Democracy in the middle/near east
- Al Saud (vastly extended) family in Saudi Arabia
- The Shah of Iran
- Saddam Hussein (until he got a mind of his own)
- and now, President Musharraf of Pakistan.
Dictators everyone, and all backed financially and militarily by the US, despite the views of the public they were supposed to represent.
The one good sign is the Condoleeza Rice seems to have put down a marker, and demanding free and fair elections in January.
The down side is that the main opposition - Benazir Bhutto - has a less than clean history, and the US history of replacing one puppet with another is a recipe for things getting worse, rather than better, as their interventions in South America have repeatedly proven.
1 comment:
The US doesn't have a very good record in backing democracy in the arabic middle-east.
Untrue.

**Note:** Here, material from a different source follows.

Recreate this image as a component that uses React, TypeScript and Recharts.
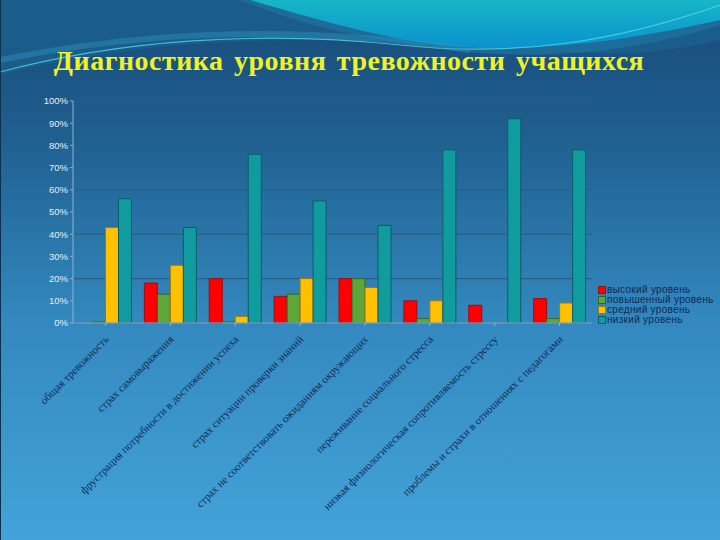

The US has a stellar record of backing democracy in the Middle East: her strongest and oldest ally in the region, Israel, is a vibrant democracy, and the only truly free state in the entire Mideast, and the US has backed her faithfully for decades.

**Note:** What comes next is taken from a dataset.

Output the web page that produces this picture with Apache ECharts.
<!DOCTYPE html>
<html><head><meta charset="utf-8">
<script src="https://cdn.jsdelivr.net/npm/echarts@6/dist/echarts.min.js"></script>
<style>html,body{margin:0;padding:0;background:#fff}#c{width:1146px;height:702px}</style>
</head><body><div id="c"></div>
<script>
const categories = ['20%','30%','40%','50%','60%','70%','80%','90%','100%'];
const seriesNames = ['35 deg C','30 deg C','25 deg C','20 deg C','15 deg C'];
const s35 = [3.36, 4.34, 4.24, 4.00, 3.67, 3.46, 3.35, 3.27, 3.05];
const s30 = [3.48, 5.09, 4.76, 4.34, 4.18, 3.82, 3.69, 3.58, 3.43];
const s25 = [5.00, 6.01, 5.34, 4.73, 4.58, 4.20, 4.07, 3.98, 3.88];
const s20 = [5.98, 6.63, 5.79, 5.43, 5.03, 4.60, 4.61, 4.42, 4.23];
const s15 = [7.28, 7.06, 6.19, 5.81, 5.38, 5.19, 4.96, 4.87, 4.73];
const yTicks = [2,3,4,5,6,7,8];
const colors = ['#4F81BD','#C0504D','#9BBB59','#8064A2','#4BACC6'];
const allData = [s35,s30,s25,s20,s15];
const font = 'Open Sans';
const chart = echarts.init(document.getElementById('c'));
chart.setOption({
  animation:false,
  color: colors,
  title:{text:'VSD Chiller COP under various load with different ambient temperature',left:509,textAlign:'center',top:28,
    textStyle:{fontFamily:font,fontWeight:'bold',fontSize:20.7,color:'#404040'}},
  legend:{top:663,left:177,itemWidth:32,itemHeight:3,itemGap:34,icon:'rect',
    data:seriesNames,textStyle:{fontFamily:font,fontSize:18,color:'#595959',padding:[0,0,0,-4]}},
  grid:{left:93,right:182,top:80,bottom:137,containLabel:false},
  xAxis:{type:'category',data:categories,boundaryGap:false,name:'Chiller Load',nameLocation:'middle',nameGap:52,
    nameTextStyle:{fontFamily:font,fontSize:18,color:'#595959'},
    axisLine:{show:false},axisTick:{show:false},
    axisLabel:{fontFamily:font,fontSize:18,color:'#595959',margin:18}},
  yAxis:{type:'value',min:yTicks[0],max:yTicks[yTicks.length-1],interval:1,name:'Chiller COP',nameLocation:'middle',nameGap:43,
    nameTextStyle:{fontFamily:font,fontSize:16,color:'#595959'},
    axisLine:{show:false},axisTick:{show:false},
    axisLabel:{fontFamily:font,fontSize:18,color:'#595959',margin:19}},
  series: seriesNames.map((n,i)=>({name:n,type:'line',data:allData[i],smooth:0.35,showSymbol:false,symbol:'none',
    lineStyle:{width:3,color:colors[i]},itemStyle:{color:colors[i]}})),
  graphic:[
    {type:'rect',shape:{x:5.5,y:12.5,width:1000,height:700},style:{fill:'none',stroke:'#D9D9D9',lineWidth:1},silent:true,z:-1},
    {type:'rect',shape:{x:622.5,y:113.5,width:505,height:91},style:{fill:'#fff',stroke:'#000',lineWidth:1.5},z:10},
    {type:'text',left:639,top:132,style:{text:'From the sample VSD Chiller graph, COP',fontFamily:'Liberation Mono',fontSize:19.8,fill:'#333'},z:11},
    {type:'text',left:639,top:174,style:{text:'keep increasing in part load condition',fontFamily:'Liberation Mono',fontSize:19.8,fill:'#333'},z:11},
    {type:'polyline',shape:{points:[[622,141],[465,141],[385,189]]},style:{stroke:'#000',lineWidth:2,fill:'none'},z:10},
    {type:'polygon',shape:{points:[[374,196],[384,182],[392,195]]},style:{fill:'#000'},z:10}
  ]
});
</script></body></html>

The US has also 'backed' emergent democratic movements whenever they've arisen (rarely), in places such as Lebanon.
What you seem to be saying is that the US is somehow at fault for engaging with Middle Eastern regimes 'as they are'--but then, EVERY nation does so.

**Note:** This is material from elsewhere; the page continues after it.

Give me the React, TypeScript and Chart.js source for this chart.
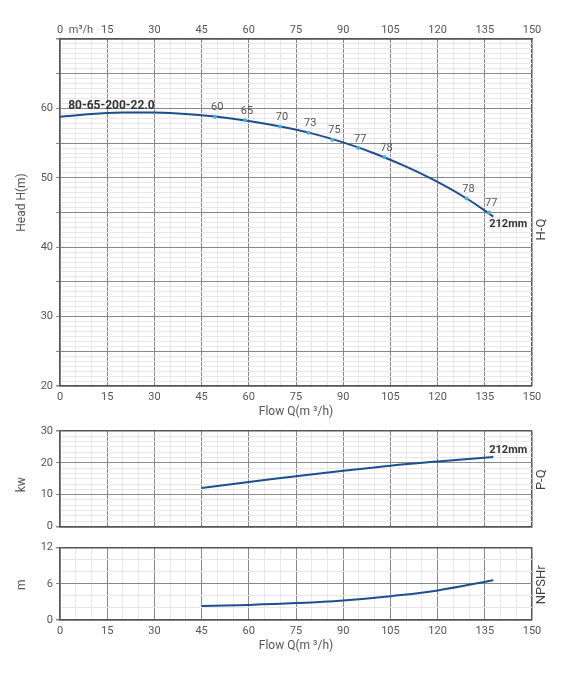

And when the US has genuinely attempted--just once--to overthrow a true tyrant and create a democracy ex nihilo, it gets pilloried by you and others.
So, basically, the US cannot win: if it supports Israel, that elicits cries of 'bias'; if it supports other regimes that happen to be unfree (as all the world does routinely) the US is 'betraying her ideals'. And if--God help us--the US actually takes action to create a democracy, it gets--you guessed it--slammed for the effort as well.